[Recorded data]
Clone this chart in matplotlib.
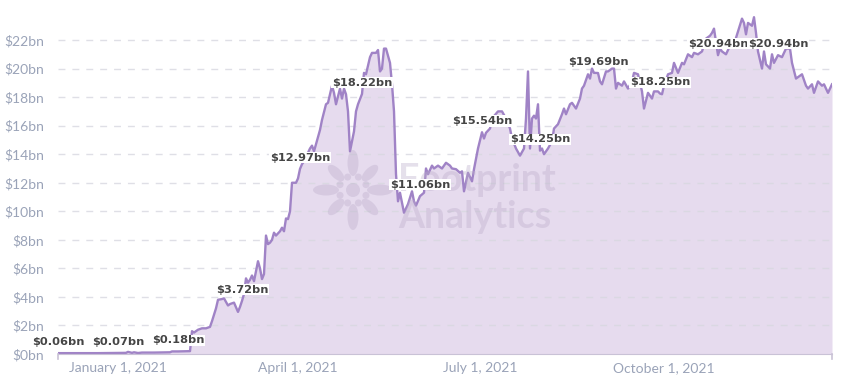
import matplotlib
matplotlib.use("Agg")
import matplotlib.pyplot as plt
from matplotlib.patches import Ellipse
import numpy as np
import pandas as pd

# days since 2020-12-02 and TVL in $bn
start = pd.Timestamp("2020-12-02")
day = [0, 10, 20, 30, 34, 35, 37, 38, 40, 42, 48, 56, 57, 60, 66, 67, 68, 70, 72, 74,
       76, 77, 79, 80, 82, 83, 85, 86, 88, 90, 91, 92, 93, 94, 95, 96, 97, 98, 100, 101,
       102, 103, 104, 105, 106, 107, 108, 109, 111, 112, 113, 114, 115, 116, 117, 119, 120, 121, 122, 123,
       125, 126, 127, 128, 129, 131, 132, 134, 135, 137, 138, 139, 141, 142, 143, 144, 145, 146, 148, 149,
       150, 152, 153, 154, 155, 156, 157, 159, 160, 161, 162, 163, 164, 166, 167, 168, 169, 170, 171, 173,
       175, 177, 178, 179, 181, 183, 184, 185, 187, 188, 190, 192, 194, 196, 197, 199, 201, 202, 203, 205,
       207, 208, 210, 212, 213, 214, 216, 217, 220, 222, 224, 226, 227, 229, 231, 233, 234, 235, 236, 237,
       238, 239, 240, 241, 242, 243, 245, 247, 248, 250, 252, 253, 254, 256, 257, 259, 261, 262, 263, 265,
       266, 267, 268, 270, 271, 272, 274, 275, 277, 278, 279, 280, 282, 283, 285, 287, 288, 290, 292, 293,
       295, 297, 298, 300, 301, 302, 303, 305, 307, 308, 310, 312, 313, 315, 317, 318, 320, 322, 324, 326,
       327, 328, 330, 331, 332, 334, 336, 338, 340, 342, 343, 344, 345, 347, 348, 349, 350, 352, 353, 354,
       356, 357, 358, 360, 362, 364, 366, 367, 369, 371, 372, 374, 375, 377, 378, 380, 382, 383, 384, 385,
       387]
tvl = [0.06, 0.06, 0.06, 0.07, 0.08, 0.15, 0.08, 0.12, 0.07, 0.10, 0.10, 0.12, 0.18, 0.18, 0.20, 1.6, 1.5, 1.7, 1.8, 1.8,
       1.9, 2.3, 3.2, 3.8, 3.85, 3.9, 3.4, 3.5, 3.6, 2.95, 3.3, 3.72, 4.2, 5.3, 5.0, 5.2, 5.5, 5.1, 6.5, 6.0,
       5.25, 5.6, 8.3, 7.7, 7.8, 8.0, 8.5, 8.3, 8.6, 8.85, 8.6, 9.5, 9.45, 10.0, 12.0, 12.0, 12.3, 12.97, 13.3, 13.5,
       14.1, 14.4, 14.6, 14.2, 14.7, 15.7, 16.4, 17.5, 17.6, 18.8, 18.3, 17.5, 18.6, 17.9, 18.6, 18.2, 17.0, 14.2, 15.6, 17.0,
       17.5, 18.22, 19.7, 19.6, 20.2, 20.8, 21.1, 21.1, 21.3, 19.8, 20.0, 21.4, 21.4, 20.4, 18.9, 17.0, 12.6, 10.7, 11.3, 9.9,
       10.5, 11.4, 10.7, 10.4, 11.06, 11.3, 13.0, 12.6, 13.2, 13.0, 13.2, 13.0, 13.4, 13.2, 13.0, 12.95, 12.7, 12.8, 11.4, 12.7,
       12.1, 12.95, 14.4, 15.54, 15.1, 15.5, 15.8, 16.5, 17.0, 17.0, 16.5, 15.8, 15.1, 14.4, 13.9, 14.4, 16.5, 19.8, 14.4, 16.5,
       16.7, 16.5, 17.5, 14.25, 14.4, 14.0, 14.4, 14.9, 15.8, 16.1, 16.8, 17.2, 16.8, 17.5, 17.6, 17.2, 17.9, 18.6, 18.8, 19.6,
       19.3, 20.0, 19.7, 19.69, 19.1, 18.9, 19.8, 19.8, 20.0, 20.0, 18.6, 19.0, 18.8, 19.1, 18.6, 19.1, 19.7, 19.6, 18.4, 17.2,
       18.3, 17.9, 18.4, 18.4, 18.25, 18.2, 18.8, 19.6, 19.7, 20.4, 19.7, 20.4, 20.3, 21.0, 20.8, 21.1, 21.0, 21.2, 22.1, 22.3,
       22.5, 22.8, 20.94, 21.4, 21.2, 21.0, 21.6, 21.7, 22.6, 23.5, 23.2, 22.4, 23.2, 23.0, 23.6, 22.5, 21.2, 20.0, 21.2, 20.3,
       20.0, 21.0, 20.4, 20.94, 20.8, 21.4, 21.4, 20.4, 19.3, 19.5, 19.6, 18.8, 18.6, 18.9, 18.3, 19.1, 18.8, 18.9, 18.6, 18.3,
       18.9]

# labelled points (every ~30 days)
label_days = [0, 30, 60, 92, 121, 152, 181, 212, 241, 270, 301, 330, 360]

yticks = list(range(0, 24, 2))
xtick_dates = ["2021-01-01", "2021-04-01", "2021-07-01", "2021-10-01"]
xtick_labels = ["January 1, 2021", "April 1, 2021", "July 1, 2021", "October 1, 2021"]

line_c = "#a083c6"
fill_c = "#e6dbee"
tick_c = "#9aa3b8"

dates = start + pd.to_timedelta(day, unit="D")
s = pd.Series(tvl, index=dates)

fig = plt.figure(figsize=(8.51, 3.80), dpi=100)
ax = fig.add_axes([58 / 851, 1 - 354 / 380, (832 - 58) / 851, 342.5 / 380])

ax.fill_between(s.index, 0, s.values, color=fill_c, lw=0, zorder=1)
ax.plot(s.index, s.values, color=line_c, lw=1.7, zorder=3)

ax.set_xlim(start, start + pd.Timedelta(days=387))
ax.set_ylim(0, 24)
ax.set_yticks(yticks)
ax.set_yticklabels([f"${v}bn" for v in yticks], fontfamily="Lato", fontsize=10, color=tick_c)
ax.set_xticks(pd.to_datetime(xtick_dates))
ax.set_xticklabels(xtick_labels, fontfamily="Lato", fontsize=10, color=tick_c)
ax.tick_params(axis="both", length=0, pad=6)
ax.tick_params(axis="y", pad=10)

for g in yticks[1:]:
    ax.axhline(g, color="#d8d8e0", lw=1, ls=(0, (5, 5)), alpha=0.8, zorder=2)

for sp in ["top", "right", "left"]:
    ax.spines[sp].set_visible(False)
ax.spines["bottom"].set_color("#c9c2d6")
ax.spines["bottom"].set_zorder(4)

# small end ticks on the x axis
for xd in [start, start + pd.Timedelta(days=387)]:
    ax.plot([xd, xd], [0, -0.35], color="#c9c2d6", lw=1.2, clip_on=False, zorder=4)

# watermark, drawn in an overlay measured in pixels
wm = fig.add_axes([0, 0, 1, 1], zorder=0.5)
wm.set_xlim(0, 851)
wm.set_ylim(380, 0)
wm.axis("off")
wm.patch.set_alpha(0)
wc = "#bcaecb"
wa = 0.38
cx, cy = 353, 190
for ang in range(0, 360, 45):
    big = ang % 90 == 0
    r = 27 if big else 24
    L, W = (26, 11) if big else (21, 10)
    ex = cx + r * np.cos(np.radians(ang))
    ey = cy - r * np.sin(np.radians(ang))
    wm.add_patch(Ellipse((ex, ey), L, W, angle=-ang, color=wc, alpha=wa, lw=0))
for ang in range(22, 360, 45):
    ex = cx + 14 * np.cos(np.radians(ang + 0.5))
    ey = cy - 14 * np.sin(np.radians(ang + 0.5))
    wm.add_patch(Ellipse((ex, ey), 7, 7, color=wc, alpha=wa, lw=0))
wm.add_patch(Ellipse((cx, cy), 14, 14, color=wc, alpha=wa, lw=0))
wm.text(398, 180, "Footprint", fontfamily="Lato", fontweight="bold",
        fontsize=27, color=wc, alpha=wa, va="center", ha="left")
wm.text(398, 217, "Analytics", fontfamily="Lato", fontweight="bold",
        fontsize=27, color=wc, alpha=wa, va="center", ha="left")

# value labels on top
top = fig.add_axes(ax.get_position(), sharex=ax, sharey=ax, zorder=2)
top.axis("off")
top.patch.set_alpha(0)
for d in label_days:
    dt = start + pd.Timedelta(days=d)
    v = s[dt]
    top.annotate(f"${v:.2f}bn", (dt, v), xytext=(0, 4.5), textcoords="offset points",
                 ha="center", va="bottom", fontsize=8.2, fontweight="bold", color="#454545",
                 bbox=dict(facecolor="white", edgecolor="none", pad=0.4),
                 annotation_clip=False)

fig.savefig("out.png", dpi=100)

[Task details] Set the lines above down again, word for word, from the first through the one containing "import pandas as pd"; pictures excluded.

[Response for this exercise]
Clone this chart in matplotlib.
import matplotlib
matplotlib.use("Agg")
import matplotlib.pyplot as plt
from matplotlib.patches import Ellipse
import numpy as np
import pandas as pd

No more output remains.